The soccer match, which is intended to counter racism and discrimination, will be played on Nov. 21, in the town of Formello, 45 minutes north of Italy’s capital.
The match will also raise funds for a Roma inclusion project organized by the Diocese of Rome.
The pope’s team has been named “Fratelli Tutti,” after his 2020 encyclical, and includes members of the Swiss Guard, Vatican employees and their children, priests working in the Roman Curia, three young immigrants, and a young man with Down syndrome.
The team of the Roma (or Romani) minority has been assembled by the World Rom Organization, which has its headquarters in Zagreb, Croatia, and runs inclusive sporting events with special attention to minorities and people with disabilities.
The day before the match, Nov. 20, Pope Francis will meet both teams at the Vatican.
According to recent estimates by police, just over 4,000 Romani people live in Italy’s capital city, in both authorized and illegal camps. This is a 35-40% decrease from 2017, the police said, adding that this shows that attempts to integrate the ethnic minority into wider Italian society are working.
The Nov. 21 soccer match, organized by the Pontifical Council for Culture, is an initiative of Pope Francis, who has often emphasized the benefits of sports for enriching people’s lives.
In a Feb. 19 meeting with an Italian soccer team, the pope said that “sports, and also soccer, are a path of life, of maturity, and of holiness.”
Pope Francis also met with impoverished Roma people when he visited a ghetto during his trip to Slovakia in September.

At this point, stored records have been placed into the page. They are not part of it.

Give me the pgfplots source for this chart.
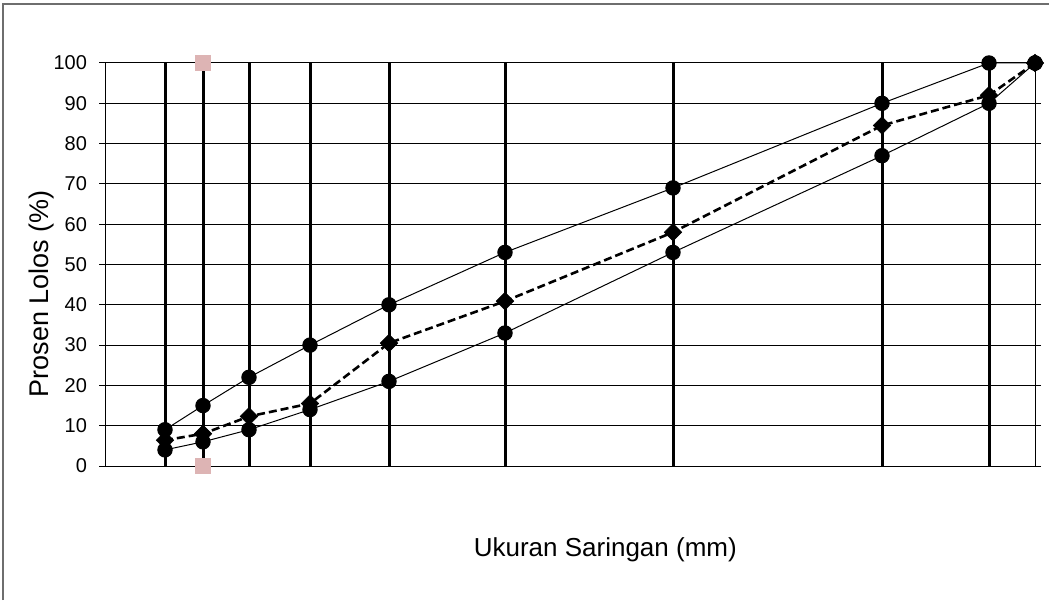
\documentclass[border=0pt]{standalone}
\usepackage{pgfplots}
\pgfplotsset{compat=1.18}
\usepackage{fontspec}
\setmainfont{Liberation Sans}
\definecolor{pinkmark}{RGB}{221,180,180}
\definecolor{framegray}{RGB}{110,110,110}
\begin{document}
\begin{tikzpicture}
\useasboundingbox (0,0) rectangle (524.5pt,300pt);
\draw[framegray, line width=1pt] (1.5pt,0) -- (1.5pt,298pt) -- (524.5pt,298pt);
\begin{axis}[
  at={(52.5pt,67pt)}, anchor=south west,
  width=465pt, height=201.5pt, scale only axis,
  xmin=0, xmax=930, ymin=0, ymax=100,
  clip=false,
  axis line style={black, line width=0.5pt},
  xtick={60,98,144,205,284,400,568,777,884},
  xticklabels={},
  ytick={0,10,...,100},
  xmajorgrids, ymajorgrids,
  x grid style={black, line width=1.5pt},
  y grid style={black, line width=0.5pt},
  tick align=outside,
  major tick length=3pt,
  xtick style={draw=none},
  ytick style={black, line width=0.5pt},
  ticklabel style={font=\fontsize{10}{12}\selectfont},
  yticklabel style={xshift=-2.5pt},
  /pgf/number format/assume math mode=true,
  xlabel={Ukuran Saringan (mm)},
  ylabel={Prosen Lolos (\%)},
  xlabel style={at={(axis description cs:0.538,-0.208)}, anchor=center, font=\fontsize{13}{15}\selectfont},
  ylabel style={at={(axis description cs:-0.068,0.427)}, anchor=center, font=\fontsize{13.5}{15}\selectfont},
]
\addplot[black, line width=0.5pt, mark=*, mark size=3.6pt, mark options={solid}]
coordinates {(60,9)(98,15)(144,22)(205,30)(284,40)(400,53)(568,69)(777,90)(884,100)(930,100)};
\addplot[black, line width=0.5pt, mark=*, mark size=3.6pt, mark options={solid}]
coordinates {(60,4)(98,6)(144,9)(205,14)(284,21)(400,33)(568,53)(777,77)(884,90)(930,100)};
\addplot[black, line width=1.3pt, dash pattern=on 4pt off 2pt, mark=square*, mark size=3.1pt, mark options={solid, rotate=45, line width=0.3pt}]
coordinates {(60,6.4)(98,8)(144,12.3)(205,15.5)(284,30.5)(400,40.9)(568,58)(777,84.5)(884,92)(930,100)};
\addplot[only marks, mark=square*, mark size=3.75pt, color=pinkmark, mark options={draw=pinkmark, fill=pinkmark}]
coordinates {(98,0)(98,100)};
\end{axis}
\end{tikzpicture}
\end{document}
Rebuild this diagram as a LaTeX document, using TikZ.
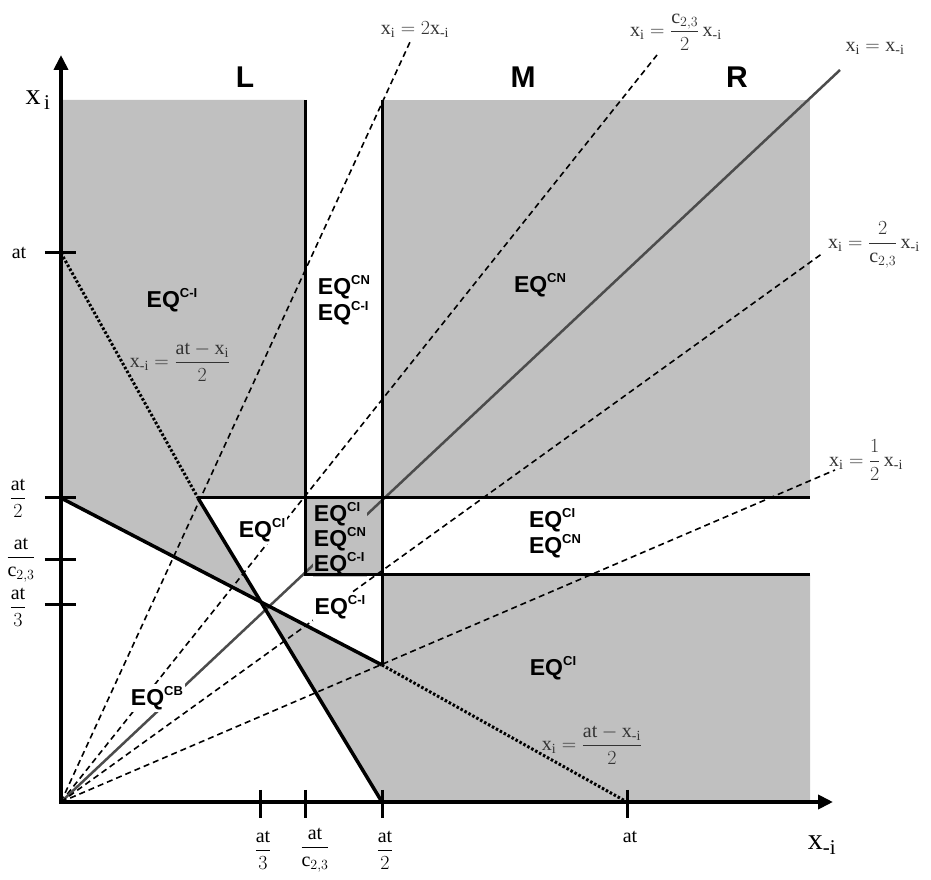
\documentclass[tikz,border=0pt]{standalone}
\usepackage{fix-cm}
\usepackage{amsmath}
\usepackage{fontspec}
\setmainfont{Liberation Serif}
\setsansfont{Liberation Sans}
\setmathrm{Liberation Serif}
\usepackage{tikz}
\usetikzlibrary{calc,arrows.meta}

\definecolor{shade}{RGB}{192,192,192}
\newcommand{\xown}{\mathrm{x}_{\mathrm{i}}}
\newcommand{\xoth}{\mathrm{x}_{\text{-i}}}
\newcommand{\ctt}{\mathrm{c}_{2,3}}
\newcommand{\eqlab}[1]{EQ\raisebox{10pt}{\fontsize{13}{13}\selectfont #1}}

\begin{document}
\begin{tikzpicture}[x=1pt, y=1pt,
  region/.style={fill=shade},
  bound/.style={line width=3pt},
  axis/.style={line width=4pt, {Triangle[length=15pt,width=14pt]}-{Triangle[length=15pt,width=14pt]}},
  tickmark/.style={line width=3pt},
  ray/.style={line width=1.6pt, dash pattern=on 6pt off 4pt},
  diag/.style={line width=2.5pt, black!70},
  best/.style={line width=3.5pt},
  bestdot/.style={line width=3pt, dash pattern=on 2.5pt off 2pt},
  eqtext/.style={font=\fontsize{23}{26}\selectfont\sffamily\bfseries,
    align=left, inner sep=2pt},
  zone/.style={font=\fontsize{30}{32}\selectfont\sffamily\bfseries},
  formula/.style={font=\fontsize{20}{22}\selectfont, black!80, inner sep=1pt},
  ticklab/.style={font=\fontsize{20}{22}\selectfont}
]
  \useasboundingbox (-61,-78) rectangle (870,802);

  % === Key points ===
  \coordinate (O) at (0,0);
  \coordinate (Ytop) at (0,747);
  \coordinate (Xend) at (772,0);
  \coordinate (Ya) at (0,549);
  \coordinate (Yh) at (0,304);
  \coordinate (Xh) at (321,0);
  \coordinate (Xa) at (566,0);
  \coordinate (P) at (137,304);
  \coordinate (K) at (321,137);
  \coordinate (Bl) at (244,227);
  \coordinate (Br) at (321,304);
  \coordinate (I) at (intersection of P--Xh and Yh--K);

  % Ray ends
  \coordinate (r1) at (349,760);
  \coordinate (r2) at (596,747);
  \coordinate (r3) at (779,732);
  \coordinate (r4) at (762,549);
  \coordinate (r5) at (774,332);

  % === Shaded regions ===
  \fill[region] (0,702) -- (244,702) -- (244,304) -- (P) -- (I) -- (Yh) -- cycle;
  \fill[region] (321,702) rectangle (749,304);
  \fill[region] (Bl) rectangle (Br);
  \fill[region] (I) -- (K) -- (321,227) -- (749,227) -- (749,0) -- (Xh) -- cycle;

  % === Rays from the origin ===
  \draw[ray] (O) -- (r1);
  \draw[ray] (O) -- (r2);
  \draw[diag] (O) -- (r3);
  \draw[ray] (O) -- (r4);
  \draw[ray] (O) -- (r5);

  % === Region labels ===
  \node[eqtext, fill=shade] (eqA) at (111,502) {\eqlab{C-I}};
  \node[eqtext, fill=white] (eqB) at (283,502) {\eqlab{CN}\\\eqlab{C-I}};
  \node[eqtext, fill=shade] (eqC) at (479,517) {\eqlab{CN}};
  \node[eqtext, fill=white] (eqD) at (201,272) {\eqlab{CI}};
  \node[eqtext, fill=shade, inner sep=1pt,
    font=\fontsize{23}{25}\selectfont\sffamily\bfseries]
    (eqE) at (279,263) {\eqlab{CI}\\\eqlab{CN}\\\eqlab{C-I}};
  \node[eqtext, fill=white] (eqF) at (279,195) {\eqlab{C-I}};
  \node[eqtext, fill=white] (eqG) at (494,269) {\eqlab{CI}\\\eqlab{CN}};
  \node[eqtext, fill=shade] (eqH) at (492,134) {\eqlab{CI}};
  \node[eqtext, fill=white] (eqI) at (96,104) {\eqlab{CB}};

  % === Boundaries ===
  \draw[bound] (244,702) -- (Bl) -- (749,227);
  \draw[bound] (321,702) -- (K);
  \draw[bound] (P) -- (749,304);

  % === Best responses ===
  \draw[bestdot] (Ya) -- (P);
  \draw[best] (P) -- (Xh);
  \draw[best] (Yh) -- (K);
  \draw[bestdot] (K) -- (Xa);

  % === Axes and ticks ===
  \draw[axis] (Ytop) -- (O) -- (Xend);
  \foreach \y in {549,304,242,197}
    \draw[tickmark] (-16,\y) -- (15,\y);
  \foreach \x in {199,244,321,566}
    \draw[tickmark] (\x,12) -- (\x,-16);

  % Tick labels
  \node[ticklab] (ya) at (-42,549) {at};
  \node[ticklab] (yh) at (-43,304) {$\dfrac{\mathrm{at}}{2}$};
  \node[ticklab] (yc) at (-40,242) {$\dfrac{\mathrm{at}}{\ctt}$};
  \node[ticklab] (yt) at (-43,195) {$\dfrac{\mathrm{at}}{3}$};
  \node[ticklab] (xt) at (202,-48) {$\dfrac{\mathrm{at}}{3}$};
  \node[ticklab] (xc) at (254,-48) {$\dfrac{\mathrm{at}}{\ctt}$};
  \node[ticklab] (xh) at (324,-48) {$\dfrac{\mathrm{at}}{2}$};
  \node[ticklab] (xa) at (569,-35) {at};

  % Axis labels
  \node[font=\fontsize{30}{32}\selectfont] (ylab) at (-23,702) {$\mathrm{x}_{\,\mathrm{i}}$};
  \node[font=\fontsize{30}{32}\selectfont] (xlab) at (761,-43) {$\mathrm{x}_{\text{-i}}$};

  % Zone labels
  \node[zone] (zL) at (184,725) {L};
  \node[zone] (zM) at (462,725) {M};
  \node[zone] (zR) at (676,725) {R};

  % Line labels
  \node[formula] (f1) at (354,772) {$\xown = 2\xoth$};
  \node[formula] (f2) at (615,770) {$\xown = \dfrac{\ctt}{2}\,\xoth$};
  \node[formula] (f3) at (814,754) {$\xown = \xoth$};
  \node[formula] (f4) at (813,557) {$\xown = \dfrac{2}{\ctt}\,\xoth$};
  \node[formula] (f5) at (805,342) {$\xown = \dfrac{1}{2}\,\xoth$};
  \node[formula] (f6) at (119,440) {$\xoth = \dfrac{\mathrm{at} - \xown}{2}$};
  \node[formula] (f7) at (531,57) {$\xown = \dfrac{\mathrm{at} - \xoth}{2}$};
\end{tikzpicture}
\end{document}
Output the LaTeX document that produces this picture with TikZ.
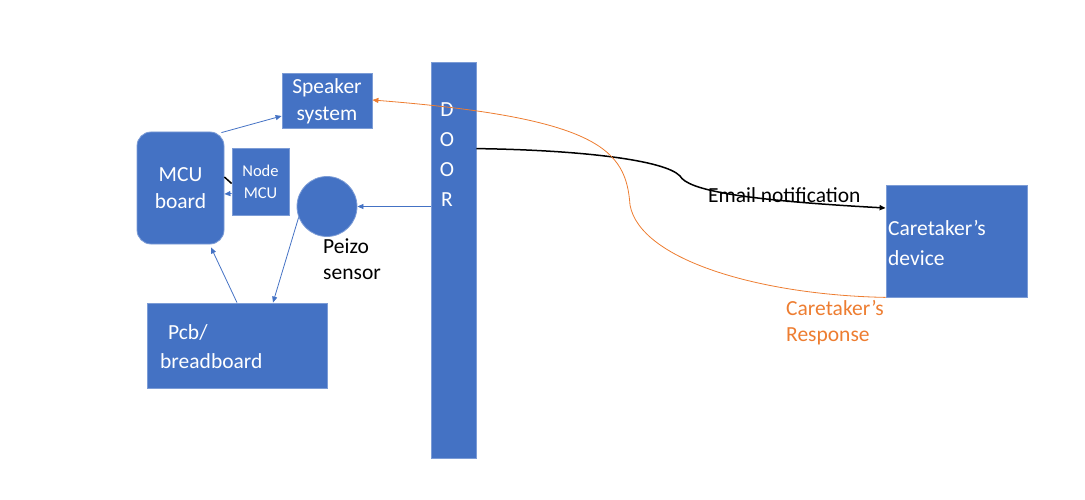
\documentclass[tikz,border=0pt]{standalone}
\usepackage{fontspec}
\setmainfont{Carlito}
\usetikzlibrary{arrows.meta,calc}
\definecolor{boxblue}{HTML}{4472C4}
\definecolor{orng}{HTML}{ED7D31}
\begin{document}
\begin{tikzpicture}[x=1pt,y=-1pt,
  blk/.style={fill=boxblue, draw=boxblue!70!white, line width=0.8pt, inner sep=0pt},
  wtxt/.style={text=white, font=\fontsize{21.5}{27}\selectfont, align=center},
  ltxt/.style={font=\fontsize{21.5}{26}\selectfont, align=left, inner sep=0pt, anchor=west},
  tip/.style={-{Triangle[length=6pt,width=5pt]}},
  barrow/.style={draw=boxblue, line width=0.8pt, tip},
  ]
\useasboundingbox (0,0) rectangle (1085,500);
% boxes
\node[blk, wtxt, minimum width=90pt, minimum height=55pt] (spk) at (327,101) {Speaker\\system};
\node[blk, wtxt, rounded corners=14pt, minimum width=87pt, minimum height=112pt] (mcu) at (180.5,188) {MCU\\board};
\node[blk, wtxt, font=\fontsize{16.5}{22}\selectfont, minimum width=57pt, minimum height=67pt] (nmcu) at (260.5,181.5) {Node\\MCU};
\node[blk, circle, minimum size=60pt] (pz) at (327,206.5) {};
\node[blk, minimum width=180pt, minimum height=85pt] (pcb) at (237,345.5) {};
\node[ltxt, text=white, font=\fontsize{21.5}{29}\selectfont] (pcbt) at (160,347) {\hspace{8pt}Pcb/\\breadboard};
\node[blk, minimum width=45pt, minimum height=396pt] (door) at (453.5,260) {};
\node[wtxt, font=\fontsize{21.5}{30}\selectfont, inner sep=0pt] (doort) at (447,155) {D\\O\\O\\R};
\node[blk, minimum width=141pt, minimum height=112pt] (dev) at (956.5,241) {};
\node[ltxt, text=white, font=\fontsize{21.5}{30}\selectfont] (devt) at (888,243) {Caretaker’s\\device};
% labels
\node[ltxt] (pzl) at (323,259) {Peizo\\sensor};
\node[ltxt] (em) at (708,195) {Email notification};
\node[ltxt, text=orng] (resp) at (786,323) {Caretaker’s\\Response};
% connectors
\draw[barrow] ($(mcu.north east)+(-3,1)$) -- ($(spk.west)+(0,15)$);
\draw[black, line width=1.5pt] ($(mcu.east)+(0,-11)$) -- ($(nmcu.west)+(0,2)$);
\draw[barrow] ($(nmcu.west)+(0,12)$) -- ($(mcu.east)+(0,6)$);
\draw[barrow] (door.west |- pz) -- (pz.east);
\draw[barrow] (pz.201) -- ($(pcb.north)+(36,0)$);
\draw[barrow] (pcb.north) -- ($(mcu.south)+(30.5,3)$);
\coordinate (s1) at ($(door.north east)+(0,87)$);
\coordinate (e1) at ($(dev.west)+(0,-33)$);
\draw[black, line width=1.5pt, tip] (s1) .. controls (580,150) and (665,160) .. (680,176)
   .. controls (688,190) and (740,200) .. (e1);
\coordinate (e2) at ($(spk.east)+(0,-1)$);
\draw[orng, line width=0.8pt, tip] (dev.south west) .. controls (760,295) and (640,260) .. (630,205)
   .. controls (626,150) and (600,118) .. (e2);
\end{tikzpicture}
\end{document}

During the Sept. 14 meeting, he told the Roma people that the Catholic Church is their home and they should never “worry about whether you will be at home there.”
“Nobody ought ever to keep you or anyone else away from the Church,” the pope emphasized.
The gathering took place in the Luník IX district of the Slovakian city of Košice, where an estimated 7,500 Roma people live in buildings built to hold just 2,500.
In his address, Pope Francis said: “Dear brothers and sisters, all too often you have been the object of prejudice and harsh judgments, discriminatory stereotypes, defamatory words and gestures. As a result, we are all poorer, poorer in humanity.”
“Restoring dignity means passing from prejudice to dialogue, from introspection to integration,” he continued, explaining that this can be carried out through concern, pastoral care, patience, and concrete efforts.”
“All these things will bear fruit,” he underlined. “Not immediately, but in due time those fruits will be seen.”